Moody’s Downgrades Credit Ratings for 10 Banks

Moody’s Downgrades Credit Ratings for 10 Banks

Moody’s moved to downgrade credit ratings for ten U.S. banks this week, citing concerns about funding risks and profitability challenges within the banking sector. In addition, the firm also confirmed that it has placed six of the nation’s largest banks under review for possible downgrades of their own.

Concerns about credit ratings amid banking uncertainty

According to Moody’s second quarter filings from many U.S. banks suggest trouble ahead. In a note explaining the credit ratings downgrade, the company said:

“Many banks’ second-quarter results showed growing profitability pressures that will reduce their ability to generate internal capital.” 

Moody’s also expressed concerns that a potential 2024 recession could add to those pressures. The agency noted that a decline in asset quality could seriously impact those banks’ commercial real estate portfolios. Factors like higher interest rates and reduced CRE credit were blamed for the increased risk.
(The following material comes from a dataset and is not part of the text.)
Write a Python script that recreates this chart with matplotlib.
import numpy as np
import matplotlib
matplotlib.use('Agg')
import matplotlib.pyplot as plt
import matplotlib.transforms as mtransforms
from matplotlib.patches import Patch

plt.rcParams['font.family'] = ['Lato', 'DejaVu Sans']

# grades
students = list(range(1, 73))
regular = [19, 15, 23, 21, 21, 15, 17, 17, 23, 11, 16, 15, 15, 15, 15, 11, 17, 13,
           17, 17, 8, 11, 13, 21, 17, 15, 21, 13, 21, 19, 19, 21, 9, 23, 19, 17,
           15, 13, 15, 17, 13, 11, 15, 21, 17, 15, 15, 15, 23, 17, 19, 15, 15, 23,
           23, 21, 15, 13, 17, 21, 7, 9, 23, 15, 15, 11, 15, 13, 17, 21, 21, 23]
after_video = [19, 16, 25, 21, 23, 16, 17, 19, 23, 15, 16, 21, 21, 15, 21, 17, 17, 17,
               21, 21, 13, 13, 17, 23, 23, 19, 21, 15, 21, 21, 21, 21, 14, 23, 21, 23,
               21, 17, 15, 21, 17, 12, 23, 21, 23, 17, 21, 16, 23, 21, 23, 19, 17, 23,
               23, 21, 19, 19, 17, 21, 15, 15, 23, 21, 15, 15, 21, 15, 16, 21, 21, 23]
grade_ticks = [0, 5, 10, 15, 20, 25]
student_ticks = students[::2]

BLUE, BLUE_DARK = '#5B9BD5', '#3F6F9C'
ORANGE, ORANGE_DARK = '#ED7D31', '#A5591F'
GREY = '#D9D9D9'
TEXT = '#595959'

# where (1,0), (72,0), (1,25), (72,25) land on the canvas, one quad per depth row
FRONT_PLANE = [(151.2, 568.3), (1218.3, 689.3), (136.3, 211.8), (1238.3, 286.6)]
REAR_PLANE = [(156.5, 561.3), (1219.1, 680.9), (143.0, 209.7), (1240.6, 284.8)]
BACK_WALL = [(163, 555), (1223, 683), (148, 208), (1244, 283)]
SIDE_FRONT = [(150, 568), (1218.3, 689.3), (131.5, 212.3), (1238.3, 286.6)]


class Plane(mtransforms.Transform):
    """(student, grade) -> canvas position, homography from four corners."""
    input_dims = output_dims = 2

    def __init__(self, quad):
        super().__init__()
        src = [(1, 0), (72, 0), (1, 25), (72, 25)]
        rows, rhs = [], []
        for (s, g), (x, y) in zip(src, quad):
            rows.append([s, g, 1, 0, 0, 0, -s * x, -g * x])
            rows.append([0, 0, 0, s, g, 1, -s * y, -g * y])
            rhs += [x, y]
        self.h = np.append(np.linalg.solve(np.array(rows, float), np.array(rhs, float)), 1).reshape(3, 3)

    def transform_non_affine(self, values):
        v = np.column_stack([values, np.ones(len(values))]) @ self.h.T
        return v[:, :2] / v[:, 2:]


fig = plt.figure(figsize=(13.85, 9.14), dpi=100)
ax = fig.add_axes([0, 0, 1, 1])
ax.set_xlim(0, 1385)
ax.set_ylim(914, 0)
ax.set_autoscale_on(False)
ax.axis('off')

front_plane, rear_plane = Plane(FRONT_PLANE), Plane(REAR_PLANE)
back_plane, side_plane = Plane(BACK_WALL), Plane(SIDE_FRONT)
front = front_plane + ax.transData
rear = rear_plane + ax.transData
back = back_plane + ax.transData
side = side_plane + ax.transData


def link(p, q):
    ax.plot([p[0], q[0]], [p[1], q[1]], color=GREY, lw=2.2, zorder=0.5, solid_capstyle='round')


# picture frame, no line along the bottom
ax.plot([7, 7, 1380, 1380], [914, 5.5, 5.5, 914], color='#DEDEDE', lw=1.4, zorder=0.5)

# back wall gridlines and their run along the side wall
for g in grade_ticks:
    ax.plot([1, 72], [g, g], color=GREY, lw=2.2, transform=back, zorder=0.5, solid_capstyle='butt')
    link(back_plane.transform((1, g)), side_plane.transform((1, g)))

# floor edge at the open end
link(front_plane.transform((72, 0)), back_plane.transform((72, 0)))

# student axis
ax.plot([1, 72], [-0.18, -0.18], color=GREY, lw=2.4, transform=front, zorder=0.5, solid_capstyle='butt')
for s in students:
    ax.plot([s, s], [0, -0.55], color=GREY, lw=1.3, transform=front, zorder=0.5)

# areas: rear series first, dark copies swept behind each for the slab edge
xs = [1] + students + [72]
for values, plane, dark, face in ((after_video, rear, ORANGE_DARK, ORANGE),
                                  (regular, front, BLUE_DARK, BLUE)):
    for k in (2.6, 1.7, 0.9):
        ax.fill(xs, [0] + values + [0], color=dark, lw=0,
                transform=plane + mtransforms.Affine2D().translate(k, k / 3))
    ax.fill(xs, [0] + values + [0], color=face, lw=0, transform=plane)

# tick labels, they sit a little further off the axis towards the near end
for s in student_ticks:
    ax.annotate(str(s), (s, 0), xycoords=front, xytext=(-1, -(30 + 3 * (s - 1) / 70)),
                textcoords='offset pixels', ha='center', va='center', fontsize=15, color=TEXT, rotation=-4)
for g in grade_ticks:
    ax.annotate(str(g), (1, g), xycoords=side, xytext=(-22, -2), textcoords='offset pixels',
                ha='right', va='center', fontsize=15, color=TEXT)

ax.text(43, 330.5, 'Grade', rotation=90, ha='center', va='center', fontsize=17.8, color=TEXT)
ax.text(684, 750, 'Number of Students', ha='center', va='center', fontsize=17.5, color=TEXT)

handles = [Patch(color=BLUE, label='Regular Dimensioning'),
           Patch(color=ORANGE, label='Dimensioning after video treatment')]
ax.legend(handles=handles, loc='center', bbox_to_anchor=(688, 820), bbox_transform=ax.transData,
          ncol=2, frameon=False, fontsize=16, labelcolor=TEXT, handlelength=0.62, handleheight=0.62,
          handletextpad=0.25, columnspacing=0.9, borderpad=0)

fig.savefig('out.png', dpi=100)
Downgrades for banks of all sizes

The ten banks directly affected by the credit ratings downgrade are all small and mid-sized banks. They include Amarillo National Bancorp, Associated Banc-Corp, BOK Financial Corporation, Commerce Bancshares, Fulton Financial Corporation, M&T Bank Corporation, Old National Bancorp, Pinnacle Financial Partners, Prosperity Bancshares, and Webster Financial Corporation.

The six banks placed under review are: Bank of New York Mellon Corporation, Cullen/Frost Bankers, Northern Trust Corporation, State Street Corporation, Truist Financial Corporation, and U.S. Bancorp.

The agency also announced that it has changed its outlook from stable to negative for the following eleven banks:

Ally Financial, Bank OZK, Cadence Bank, Capital One Financial Corporation, Citizens Financial Group, F.N.B. Corporation, Fifth Third Bancorp, Huntington Bancshares, PNC Financial Services Group, Regions Financial Corporation, and Simmons First National Corporation.

The Moody’s credit ratings downgrade comes on the heels of a Fitch downgrade of the nation’s credit rating. Though talk of recession has waned in recent weeks, these and other moves by ratings agencies confirm that worries about the financial sector and overall economy may not be going away any time soon.